### SET PROBLEM
Extract all lines containing "this".

### PROVIDED DATA
- - -

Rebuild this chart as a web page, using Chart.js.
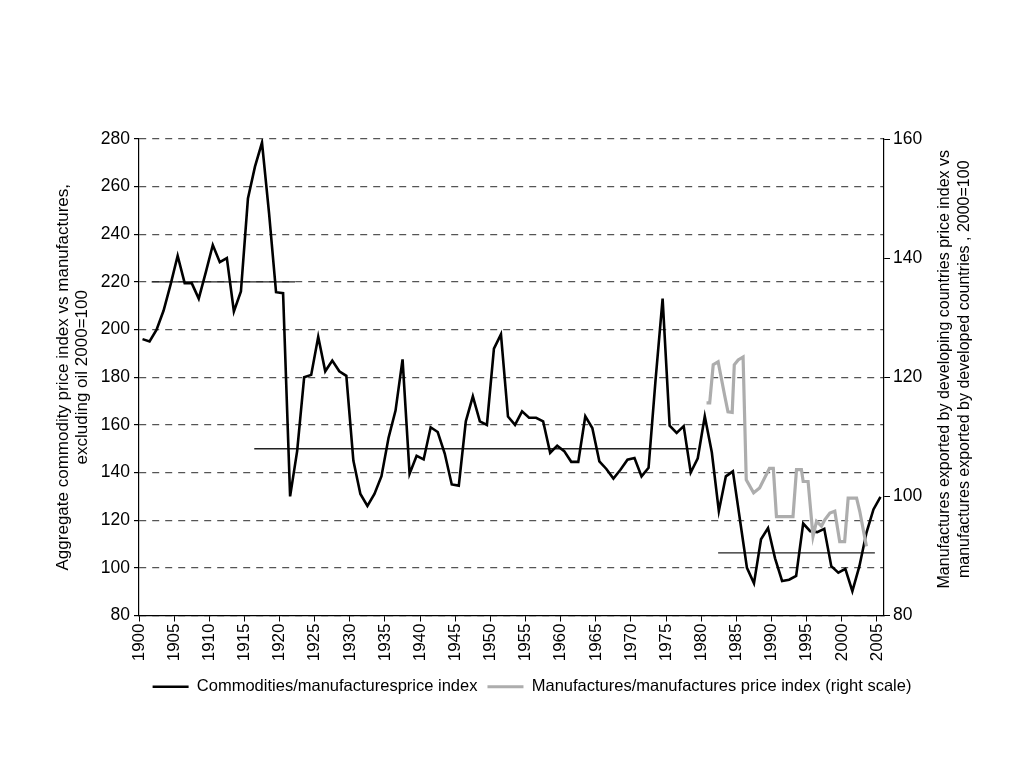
<!DOCTYPE html>
<html>
<head>
<meta charset="utf-8">
<script src="https://cdn.jsdelivr.net/npm/chart.js@4.4.0/dist/chart.umd.min.js"></script>
<style>
  html, body { margin: 0; padding: 0; background: #fff; }
  #wrap { width: 1024px; height: 768px; }
</style>
</head>
<body>
<div id="wrap"><canvas id="chart"></canvas></div>
<script>
// yearly commodities / manufactures index, 1900-2005 (left scale)
var years = [];
for (var yr = 1900; yr <= 2005; yr++) years.push(yr);
var commodities = [
  196, 195, 200, 208, 219, 231, 219.5, 219.5, 213, 224,
  235.5, 228.3, 230, 207.6, 216, 255, 268.4, 278.5, 249, 215.7,
  215.3, 130, 149, 180, 181, 197, 182.5, 187, 182.5, 180.6,
  145, 131, 126, 131, 138.5, 154.5, 166, 187.5, 139.5, 147,
  145.5, 159, 157, 148, 135, 134.5, 161.5, 172, 161.5, 160,
  192, 198, 163.5, 160, 165.7, 163, 163, 161.5, 148.3, 151.3,
  149, 144.5, 144.5, 163.6, 158.7, 144.7, 141.5, 137.5, 141.2, 145.4,
  146.1, 138.4, 142, 179, 213, 159.7, 156.6, 159.5, 140, 146,
  163.6, 148.5, 123.8, 138.4, 140.5, 120.3, 100, 93.5, 112, 116.7,
  104, 94.5, 95, 96.6, 118.6, 115.4, 115, 116.4, 100.7, 98,
  99.6, 90.2, 100.7, 114.7, 124.5, 129.8
];

// manufactures/manufactures index (right scale), sub-annual readings
var manufTime = [
  1980.75, 1981.2, 1981.7, 1982.4, 1983.35, 1983.8, 1984.4, 1984.7, 1985.25, 1985.95,
  1986.4, 1987.45, 1988.3, 1989.7, 1990.25, 1990.7, 1993.05, 1993.55, 1994.25, 1994.5,
  1995.2, 1995.9, 1996.4, 1997.1, 1997.6, 1998.3, 1999.0, 1999.7, 2000.4, 2000.9,
  2002.1, 2002.55, 2003.5
];
var manufValues = [
  115.7, 115.7, 122.1, 122.6, 116.8, 114.2, 114.1, 122.1, 122.9, 123.4,
  102.8, 100.6, 101.4, 104.7, 104.7, 96.6, 96.6, 104.5, 104.5, 102.5,
  102.5, 93.3, 95.8, 95.0, 96.1, 97.2, 97.5, 92.4, 92.4, 99.7,
  99.7, 97.5, 91.6
];

// period averages (left scale)
var avgStart = [1901.8, 1916.4, 1982.4];
var avgEnd   = [1922.2, 1979.3, 2004.7];
var avgLevel = [220, 150, 106.3];

var xTickStep = 5;
var leftTicks = [80, 280, 20];
var rightTicks = [80, 160, 20];

var blackData = years.map(function (y, i) { return { x: y + 0.5, y: commodities[i] }; });
var grayData = manufTime.map(function (t, i) { return { x: t, y: manufValues[i] }; });

var datasets = [
  {
    label: 'Commodities/manufacturesprice index',
    data: blackData,
    borderColor: '#000000',
    backgroundColor: '#000000',
    borderWidth: 2.6,
    pointRadius: 0,
    pointStyle: 'line',
    yAxisID: 'y',
    order: 1
  },
  {
    label: 'Manufactures/manufactures price index (right scale)',
    data: grayData,
    borderColor: '#adadad',
    backgroundColor: '#adadad',
    borderWidth: 3.2,
    pointRadius: 0,
    pointStyle: 'line',
    yAxisID: 'y2',
    order: 0
  }
];
for (var k = 0; k < avgLevel.length; k++) {
  datasets.push({
    label: 'avg' + k,
    data: [{ x: avgStart[k], y: avgLevel[k] }, { x: avgEnd[k], y: avgLevel[k] }],
    borderColor: '#222222',
    borderWidth: 1.3,
    pointRadius: 0,
    yAxisID: 'y',
    order: 2
  });
}

var axisTitles = {
  id: 'axisTitles',
  afterDraw: function (chart) {
    var c = chart.ctx, a = chart.chartArea;
    c.save();
    c.fillStyle = '#000';
    c.textAlign = 'center';
    c.textBaseline = 'middle';
    c.font = '17px "Liberation Sans", Arial, sans-serif';
    var cy = (a.top + a.bottom) / 2;
    c.save();
    c.translate(63, cy);
    c.rotate(-Math.PI / 2);
    c.fillText('Aggregate commodity price index vs manufactures,', 0, 0);
    c.restore();
    c.save();
    c.translate(82, cy);
    c.rotate(-Math.PI / 2);
    c.fillText('excluding oil 2000=100', 0, 0);
    c.restore();
    c.font = '16px "Liberation Sans", Arial, sans-serif';
    c.save();
    c.translate(945, cy - 8);
    c.rotate(-Math.PI / 2);
    c.fillText('Manufactures exported by developing countries price index vs', 0, 0);
    c.restore();
    c.save();
    c.translate(965, cy - 8);
    c.rotate(-Math.PI / 2);
    c.fillText('manufactures exported by developed countries , 2000=100', 0, 0);
    c.restore();
    c.restore();
  }
};

Chart.defaults.font.family = '"Liberation Sans", Arial, sans-serif';
Chart.defaults.color = '#000';

new Chart(document.getElementById('chart'), {
  type: 'line',
  data: { datasets: datasets },
  options: {
    responsive: true,
    maintainAspectRatio: false,
    animation: false,
    layout: { padding: { left: 94, right: 54, top: 139, bottom: 63 } },
    plugins: {
      legend: {
        position: 'bottom',
        labels: {
          usePointStyle: true,
          pointStyleWidth: 36,
          font: { size: 16.5 },
          color: '#000',
          padding: 10,
          filter: function (item) { return item.datasetIndex < 2; },
          sort: function (a, b) { return a.datasetIndex - b.datasetIndex; }
        }
      },
      tooltip: { enabled: false }
    },
    scales: {
      x: {
        type: 'linear',
        min: years[0],
        max: years[years.length - 1] + 1,
        afterFit: function (s) { s.height = 53; },
        border: { color: '#000', width: 1.2 },
        grid: { drawOnChartArea: false, tickLength: 6, color: '#000' },
        ticks: {
          stepSize: xTickStep,
          includeBounds: false,
          autoSkip: false,
          minRotation: 90,
          maxRotation: 90,
          padding: 2,
          font: { size: 17 },
          color: '#000',
          callback: function (v) { return String(v); }
        }
      },
      y: {
        position: 'left',
        min: leftTicks[0],
        max: leftTicks[1],
        afterFit: function (s) { s.width = 45; },
        border: { color: '#000', width: 1.2, dash: [7, 6] },
        grid: {
          color: '#555',
          lineWidth: 1.2,
          tickLength: 5,
          tickColor: '#000',
          tickBorderDash: []
        },
        ticks: { stepSize: leftTicks[2], padding: 4, font: { size: 17.5 }, color: '#000' }
      },
      y2: {
        position: 'right',
        min: rightTicks[0],
        max: rightTicks[1],
        afterFit: function (s) { s.width = 86; },
        border: { color: '#000', width: 1.2 },
        grid: { drawOnChartArea: false, tickLength: 6, color: '#000' },
        ticks: { stepSize: rightTicks[2], padding: 3, font: { size: 17.5 }, color: '#000' }
      }
    }
  },
  plugins: [axisTitles]
});
</script>
</body>
</html>
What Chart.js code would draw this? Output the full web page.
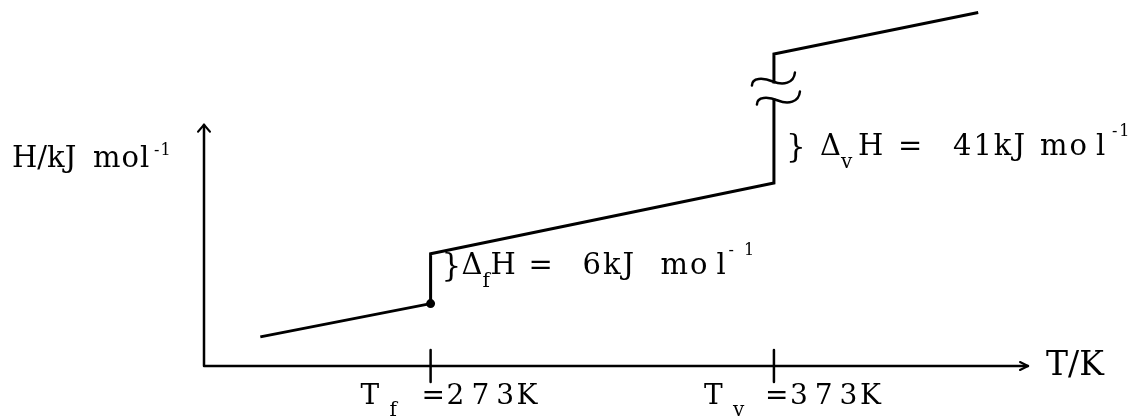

- - -

### THE OUTPUT
Rebuild this chart as a web page, using Chart.js.
What Chart.js code would draw this? Output the full web page.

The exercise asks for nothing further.